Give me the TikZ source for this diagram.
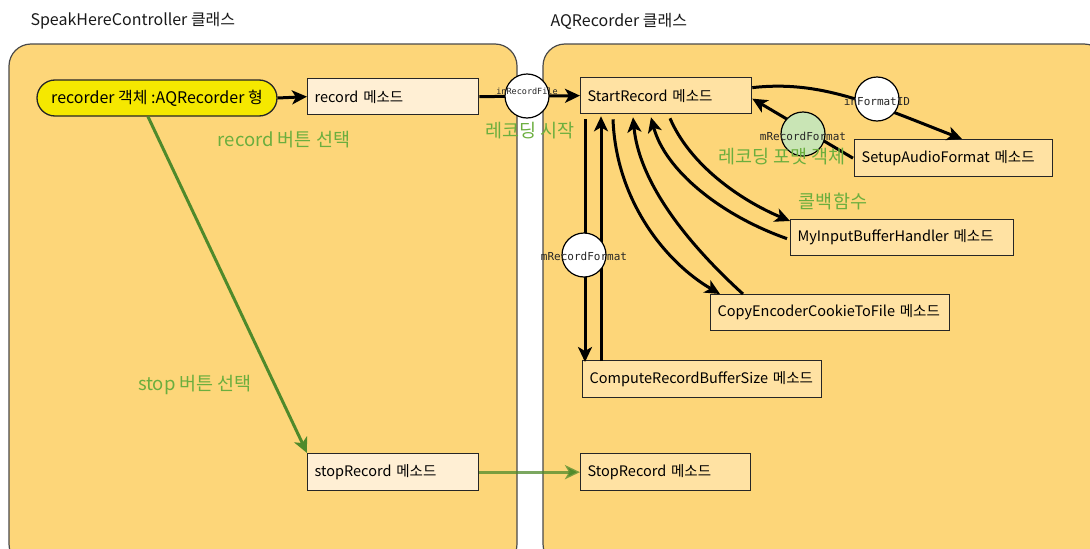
\documentclass[tikz,border=0pt]{standalone}
\usepackage{fontspec}
\setmainfont{Noto Sans CJK KR}
\newfontfamily\monof{DejaVu Sans Mono}
\usetikzlibrary{arrows.meta,calc}
\definecolor{panelfill}{HTML}{FDD679}
\definecolor{panelline}{HTML}{4A4A4A}
\definecolor{boxfill}{HTML}{FFE2A3}
\definecolor{lightbox}{HTML}{FFEFD4}
\definecolor{yellowfill}{HTML}{F5E800}
\definecolor{greenline}{HTML}{4F8A2B}
\definecolor{greentext}{HTML}{6BAE3E}
\definecolor{greencirc}{HTML}{C9E5B5}
\tikzset{
  panel/.style={draw=panelline, fill=panelfill, line width=1.2pt, rounded corners=22pt},
  mbox/.style={draw=black!85, fill=boxfill, line width=1.3pt, anchor=north west, align=left,
    inner xsep=7pt, inner ysep=0pt, font=\fontsize{14.5}{17}\selectfont},
  title/.style={anchor=west, font=\fontsize{16}{19}\selectfont, text=black!90},
  glabel/.style={text=greentext, font=\fontsize{18.5}{22}\selectfont},
  mono/.style={font=\monof\fontsize{11}{13}\selectfont, text=black!85, inner sep=0pt},
  circ/.style={circle, draw=black, line width=1.2pt, fill=white, minimum size=44pt, inner sep=0pt},
  arr/.style={line width=3pt, -{Stealth[length=15pt,width=14pt,inset=4pt]}},
  garr/.style={line width=3pt, draw=greenline, -{Stealth[length=15pt,width=14pt,inset=4pt]}}
}
\begin{document}
\begin{tikzpicture}[x=1pt,y=-1pt]
\useasboundingbox (0,0) rectangle (1090,549);
\clip (0,0) rectangle (1090,549);
% panels
\path[panel] (9,44) rectangle (517,566);
\path[panel] (543,44) rectangle (1106,566);
% titles
\node[title] (t1) at (27,21) {SpeakHereController 클래스};
\node[title] (t2) at (547,21) {AQRecorder 클래스};
% left nodes
\node[draw=black!85, fill=yellowfill, line width=1.3pt, rounded corners=18pt,
  minimum width=240pt, minimum height=36pt, inner sep=0pt,
  font=\fontsize{16}{19}\selectfont] (recorder) at (157,98) {recorder 객체 :AQRecorder 형};
\node[mbox, fill=lightbox, text width=157pt, minimum height=36pt] (record) at (307,78) {\mbox{record 메소드}};
\node[mbox, fill=lightbox, text width=157pt, minimum height=37pt] (stopRec) at (307,453) {\mbox{stopRecord 메소드}};
% right nodes
\node[mbox, text width=157pt, minimum height=36pt] (start) at (580,77) {\mbox{StartRecord 메소드}};
\node[mbox, text width=156pt, minimum height=37pt] (StopRec) at (580,453) {\mbox{StopRecord 메소드}};
\node[mbox, text width=184pt, minimum height=37pt] (setup) at (854,139) {\mbox{SetupAudioFormat 메소드}};
\node[mbox, text width=209pt, minimum height=36pt] (myinput) at (790,219) {\mbox{MyInputBufferHandler 메소드}};
\node[mbox, text width=225pt, minimum height=36pt] (copyenc) at (710,294) {\mbox{CopyEncoderCookieToFile 메소드}};
\node[mbox, text width=225pt, minimum height=37pt] (compute) at (582,360) {\mbox{ComputeRecordBufferSize 메소드}};
% black connectors
\draw[arr] (recorder.east) -- (record.west);
\draw[arr] (record.east) -- (start.west);
\draw[arr] ([yshift=8pt]start.east) .. controls (820,80) and (870,103) .. ($(setup.north west)+(108,0)$);
\draw[arr] ([xshift=-1pt]setup.west) -- ([yshift=-3pt]start.east);
\draw[arr] ($(start.south west)+(90,4)$) .. controls (690,165) and (740,200) .. ($(myinput.north west)+(0,2)$);
\draw[arr] ($(myinput.west)+(-3,1)$) .. controls (720,215) and (665,170) .. ($(start.south west)+(71,3)$);
\draw[arr] ($(start.south west)+(33,5)$) .. controls (616,200) and (665,262) .. ($(copyenc.north west)+(10,0)$);
\draw[arr] ($(copyenc.north west)+(33,0)$) .. controls (700,255) and (640,190) .. ($(start.south west)+(53,3)$);
\draw[arr] ($(start.south west)+(5,5)$) -- ($(compute.north west)+(3,2)$);
\draw[arr] ($(compute.north west)+(19,1)$) -- ($(start.south west)+(21,2)$);
% green connectors
\draw[garr] ([xshift=-9pt]recorder.south) -- (stopRec.north west);
\draw[garr, draw opacity=0.75] (stopRec.east) -- (StopRec.west);
% circles with labels
\node[circ] (c1) at (527,96) {};
\node[mono, font=\monof\fontsize{8.5}{10}\selectfont] (l1) at ([yshift=5pt]c1.center) {inRecordFile};
\node[circ] (c2) at (877,99) {};
\node[mono] (l2) at ([yshift=-2pt]c2.center) {inFormatID};
\node[circ, fill=greencirc] (c3) at (803,134) {};
\node[mono] (l3) at ([yshift=-2pt]c3.center) {mRecordFormat};
\node[circ] (c4) at (584,255) {};
\node[mono] (l4) at ([yshift=-1pt]c4.center) {mRecordFormat};
% green labels
\node[glabel] (g1) at (284,140) {record 버튼 선택};
\node[glabel] (g2) at (530,131) {레코딩 시작};
\node[glabel] (g3) at (782,157) {레코딩 포맷 객체};
\node[glabel] (g4) at (833,202) {콜백함수};
\node[glabel] (g5) at (195,385) {stop 버튼 선택};
\end{tikzpicture}
\end{document}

▶ _Instructions to follow_:
All of the lines above should be printed exactly, minus the pictures.

▶ _Full answer_:
Give me the TikZ source for this diagram.
\documentclass[tikz,border=0pt]{standalone}
\usepackage{fontspec}
\setmainfont{Noto Sans CJK KR}
\newfontfamily\monof{DejaVu Sans Mono}
\usetikzlibrary{arrows.meta,calc}
\definecolor{panelfill}{HTML}{FDD679}
\definecolor{panelline}{HTML}{4A4A4A}
\definecolor{boxfill}{HTML}{FFE2A3}
\definecolor{lightbox}{HTML}{FFEFD4}
\definecolor{yellowfill}{HTML}{F5E800}
\definecolor{greenline}{HTML}{4F8A2B}
\definecolor{greentext}{HTML}{6BAE3E}
\definecolor{greencirc}{HTML}{C9E5B5}
\tikzset{
  panel/.style={draw=panelline, fill=panelfill, line width=1.2pt, rounded corners=22pt},
  mbox/.style={draw=black!85, fill=boxfill, line width=1.3pt, anchor=north west, align=left,
    inner xsep=7pt, inner ysep=0pt, font=\fontsize{14.5}{17}\selectfont},
  title/.style={anchor=west, font=\fontsize{16}{19}\selectfont, text=black!90},
  glabel/.style={text=greentext, font=\fontsize{18.5}{22}\selectfont},
  mono/.style={font=\monof\fontsize{11}{13}\selectfont, text=black!85, inner sep=0pt},
  circ/.style={circle, draw=black, line width=1.2pt, fill=white, minimum size=44pt, inner sep=0pt},
  arr/.style={line width=3pt, -{Stealth[length=15pt,width=14pt,inset=4pt]}},
  garr/.style={line width=3pt, draw=greenline, -{Stealth[length=15pt,width=14pt,inset=4pt]}}
}
\begin{document}
\begin{tikzpicture}[x=1pt,y=-1pt]
\useasboundingbox (0,0) rectangle (1090,549);
\clip (0,0) rectangle (1090,549);
% panels
\path[panel] (9,44) rectangle (517,566);
\path[panel] (543,44) rectangle (1106,566);
% titles
\node[title] (t1) at (27,21) {SpeakHereController 클래스};
\node[title] (t2) at (547,21) {AQRecorder 클래스};
% left nodes
\node[draw=black!85, fill=yellowfill, line width=1.3pt, rounded corners=18pt,
  minimum width=240pt, minimum height=36pt, inner sep=0pt,
  font=\fontsize{16}{19}\selectfont] (recorder) at (157,98) {recorder 객체 :AQRecorder 형};
\node[mbox, fill=lightbox, text width=157pt, minimum height=36pt] (record) at (307,78) {\mbox{record 메소드}};
\node[mbox, fill=lightbox, text width=157pt, minimum height=37pt] (stopRec) at (307,453) {\mbox{stopRecord 메소드}};
% right nodes
\node[mbox, text width=157pt, minimum height=36pt] (start) at (580,77) {\mbox{StartRecord 메소드}};
\node[mbox, text width=156pt, minimum height=37pt] (StopRec) at (580,453) {\mbox{StopRecord 메소드}};
\node[mbox, text width=184pt, minimum height=37pt] (setup) at (854,139) {\mbox{SetupAudioFormat 메소드}};
\node[mbox, text width=209pt, minimum height=36pt] (myinput) at (790,219) {\mbox{MyInputBufferHandler 메소드}};
\node[mbox, text width=225pt, minimum height=36pt] (copyenc) at (710,294) {\mbox{CopyEncoderCookieToFile 메소드}};
\node[mbox, text width=225pt, minimum height=37pt] (compute) at (582,360) {\mbox{ComputeRecordBufferSize 메소드}};
% black connectors
\draw[arr] (recorder.east) -- (record.west);
\draw[arr] (record.east) -- (start.west);
\draw[arr] ([yshift=8pt]start.east) .. controls (820,80) and (870,103) .. ($(setup.north west)+(108,0)$);
\draw[arr] ([xshift=-1pt]setup.west) -- ([yshift=-3pt]start.east);
\draw[arr] ($(start.south west)+(90,4)$) .. controls (690,165) and (740,200) .. ($(myinput.north west)+(0,2)$);
\draw[arr] ($(myinput.west)+(-3,1)$) .. controls (720,215) and (665,170) .. ($(start.south west)+(71,3)$);
\draw[arr] ($(start.south west)+(33,5)$) .. controls (616,200) and (665,262) .. ($(copyenc.north west)+(10,0)$);
\draw[arr] ($(copyenc.north west)+(33,0)$) .. controls (700,255) and (640,190) .. ($(start.south west)+(53,3)$);
\draw[arr] ($(start.south west)+(5,5)$) -- ($(compute.north west)+(3,2)$);
\draw[arr] ($(compute.north west)+(19,1)$) -- ($(start.south west)+(21,2)$);
% green connectors
\draw[garr] ([xshift=-9pt]recorder.south) -- (stopRec.north west);
\draw[garr, draw opacity=0.75] (stopRec.east) -- (StopRec.west);
% circles with labels
\node[circ] (c1) at (527,96) {};
\node[mono, font=\monof\fontsize{8.5}{10}\selectfont] (l1) at ([yshift=5pt]c1.center) {inRecordFile};
\node[circ] (c2) at (877,99) {};
\node[mono] (l2) at ([yshift=-2pt]c2.center) {inFormatID};
\node[circ, fill=greencirc] (c3) at (803,134) {};
\node[mono] (l3) at ([yshift=-2pt]c3.center) {mRecordFormat};
\node[circ] (c4) at (584,255) {};
\node[mono] (l4) at ([yshift=-1pt]c4.center) {mRecordFormat};
% green labels
\node[glabel] (g1) at (284,140) {record 버튼 선택};
\node[glabel] (g2) at (530,131) {레코딩 시작};
\node[glabel] (g3) at (782,157) {레코딩 포맷 객체};
\node[glabel] (g4) at (833,202) {콜백함수};
\node[glabel] (g5) at (195,385) {stop 버튼 선택};
\end{tikzpicture}
\end{document}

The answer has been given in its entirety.